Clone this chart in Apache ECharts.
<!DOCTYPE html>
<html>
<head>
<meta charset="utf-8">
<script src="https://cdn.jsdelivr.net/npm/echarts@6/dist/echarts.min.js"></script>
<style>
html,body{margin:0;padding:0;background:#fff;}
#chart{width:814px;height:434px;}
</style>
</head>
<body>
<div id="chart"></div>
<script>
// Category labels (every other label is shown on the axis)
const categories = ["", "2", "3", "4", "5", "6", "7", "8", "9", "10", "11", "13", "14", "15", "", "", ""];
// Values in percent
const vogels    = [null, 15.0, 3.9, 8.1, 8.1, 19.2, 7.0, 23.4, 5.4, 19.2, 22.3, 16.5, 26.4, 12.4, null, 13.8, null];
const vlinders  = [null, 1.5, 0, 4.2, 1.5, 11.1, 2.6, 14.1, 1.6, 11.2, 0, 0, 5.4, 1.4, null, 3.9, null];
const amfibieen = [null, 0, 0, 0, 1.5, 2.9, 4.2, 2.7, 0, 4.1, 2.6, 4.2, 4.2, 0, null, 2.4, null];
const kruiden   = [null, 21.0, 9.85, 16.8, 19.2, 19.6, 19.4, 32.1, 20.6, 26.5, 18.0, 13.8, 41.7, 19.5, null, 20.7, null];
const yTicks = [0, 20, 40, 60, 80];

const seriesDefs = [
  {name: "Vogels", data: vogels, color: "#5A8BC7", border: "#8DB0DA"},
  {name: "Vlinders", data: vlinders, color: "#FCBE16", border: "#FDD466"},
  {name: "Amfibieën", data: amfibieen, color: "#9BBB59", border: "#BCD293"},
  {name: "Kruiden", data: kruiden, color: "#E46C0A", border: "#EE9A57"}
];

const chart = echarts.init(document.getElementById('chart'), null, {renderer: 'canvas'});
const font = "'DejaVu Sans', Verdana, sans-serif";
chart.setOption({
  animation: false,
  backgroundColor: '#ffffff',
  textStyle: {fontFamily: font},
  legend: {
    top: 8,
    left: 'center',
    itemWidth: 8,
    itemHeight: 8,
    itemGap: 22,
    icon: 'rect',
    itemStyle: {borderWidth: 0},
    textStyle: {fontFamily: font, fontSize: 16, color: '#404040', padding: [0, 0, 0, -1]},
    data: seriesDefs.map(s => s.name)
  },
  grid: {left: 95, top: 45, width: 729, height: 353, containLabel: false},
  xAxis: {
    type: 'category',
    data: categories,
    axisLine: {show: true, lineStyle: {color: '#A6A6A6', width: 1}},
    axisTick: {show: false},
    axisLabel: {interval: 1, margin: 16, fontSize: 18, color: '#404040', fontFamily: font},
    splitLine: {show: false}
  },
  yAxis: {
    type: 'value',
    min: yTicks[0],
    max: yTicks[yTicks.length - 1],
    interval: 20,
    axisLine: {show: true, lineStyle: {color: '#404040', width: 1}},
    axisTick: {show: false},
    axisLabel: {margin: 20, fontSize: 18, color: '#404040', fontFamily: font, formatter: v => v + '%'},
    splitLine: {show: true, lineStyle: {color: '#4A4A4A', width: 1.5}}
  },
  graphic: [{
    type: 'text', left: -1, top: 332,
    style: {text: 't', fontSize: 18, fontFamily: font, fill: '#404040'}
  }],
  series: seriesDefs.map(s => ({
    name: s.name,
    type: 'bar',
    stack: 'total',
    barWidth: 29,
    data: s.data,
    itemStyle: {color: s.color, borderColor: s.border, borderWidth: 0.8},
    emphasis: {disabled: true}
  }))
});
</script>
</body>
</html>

## TASK INSTRUCTIONS
Write out every line of the material again, exactly as it reads.

## EXERCISE SOLUTION
Clone this chart in Apache ECharts.
<!DOCTYPE html>
<html>
<head>
<meta charset="utf-8">
<script src="https://cdn.jsdelivr.net/npm/echarts@6/dist/echarts.min.js"></script>
<style>
html,body{margin:0;padding:0;background:#fff;}
#chart{width:814px;height:434px;}
</style>
</head>
<body>
<div id="chart"></div>
<script>
// Category labels (every other label is shown on the axis)
const categories = ["", "2", "3", "4", "5", "6", "7", "8", "9", "10", "11", "13", "14", "15", "", "", ""];
// Values in percent
const vogels    = [null, 15.0, 3.9, 8.1, 8.1, 19.2, 7.0, 23.4, 5.4, 19.2, 22.3, 16.5, 26.4, 12.4, null, 13.8, null];
const vlinders  = [null, 1.5, 0, 4.2, 1.5, 11.1, 2.6, 14.1, 1.6, 11.2, 0, 0, 5.4, 1.4, null, 3.9, null];
const amfibieen = [null, 0, 0, 0, 1.5, 2.9, 4.2, 2.7, 0, 4.1, 2.6, 4.2, 4.2, 0, null, 2.4, null];
const kruiden   = [null, 21.0, 9.85, 16.8, 19.2, 19.6, 19.4, 32.1, 20.6, 26.5, 18.0, 13.8, 41.7, 19.5, null, 20.7, null];
const yTicks = [0, 20, 40, 60, 80];

const seriesDefs = [
  {name: "Vogels", data: vogels, color: "#5A8BC7", border: "#8DB0DA"},
  {name: "Vlinders", data: vlinders, color: "#FCBE16", border: "#FDD466"},
  {name: "Amfibieën", data: amfibieen, color: "#9BBB59", border: "#BCD293"},
  {name: "Kruiden", data: kruiden, color: "#E46C0A", border: "#EE9A57"}
];

const chart = echarts.init(document.getElementById('chart'), null, {renderer: 'canvas'});
const font = "'DejaVu Sans', Verdana, sans-serif";
chart.setOption({
  animation: false,
  backgroundColor: '#ffffff',
  textStyle: {fontFamily: font},
  legend: {
    top: 8,
    left: 'center',
    itemWidth: 8,
    itemHeight: 8,
    itemGap: 22,
    icon: 'rect',
    itemStyle: {borderWidth: 0},
    textStyle: {fontFamily: font, fontSize: 16, color: '#404040', padding: [0, 0, 0, -1]},
    data: seriesDefs.map(s => s.name)
  },
  grid: {left: 95, top: 45, width: 729, height: 353, containLabel: false},
  xAxis: {
    type: 'category',
    data: categories,
    axisLine: {show: true, lineStyle: {color: '#A6A6A6', width: 1}},
    axisTick: {show: false},
    axisLabel: {interval: 1, margin: 16, fontSize: 18, color: '#404040', fontFamily: font},
    splitLine: {show: false}
  },
  yAxis: {
    type: 'value',
    min: yTicks[0],
    max: yTicks[yTicks.length - 1],
    interval: 20,
    axisLine: {show: true, lineStyle: {color: '#404040', width: 1}},
    axisTick: {show: false},
    axisLabel: {margin: 20, fontSize: 18, color: '#404040', fontFamily: font, formatter: v => v + '%'},
    splitLine: {show: true, lineStyle: {color: '#4A4A4A', width: 1.5}}
  },
  graphic: [{
    type: 'text', left: -1, top: 332,
    style: {text: 't', fontSize: 18, fontFamily: font, fill: '#404040'}
  }],
  series: seriesDefs.map(s => ({
    name: s.name,
    type: 'bar',
    stack: 'total',
    barWidth: 29,
    data: s.data,
    itemStyle: {color: s.color, borderColor: s.border, borderWidth: 0.8},
    emphasis: {disabled: true}
  }))
});
</script>
</body>
</html>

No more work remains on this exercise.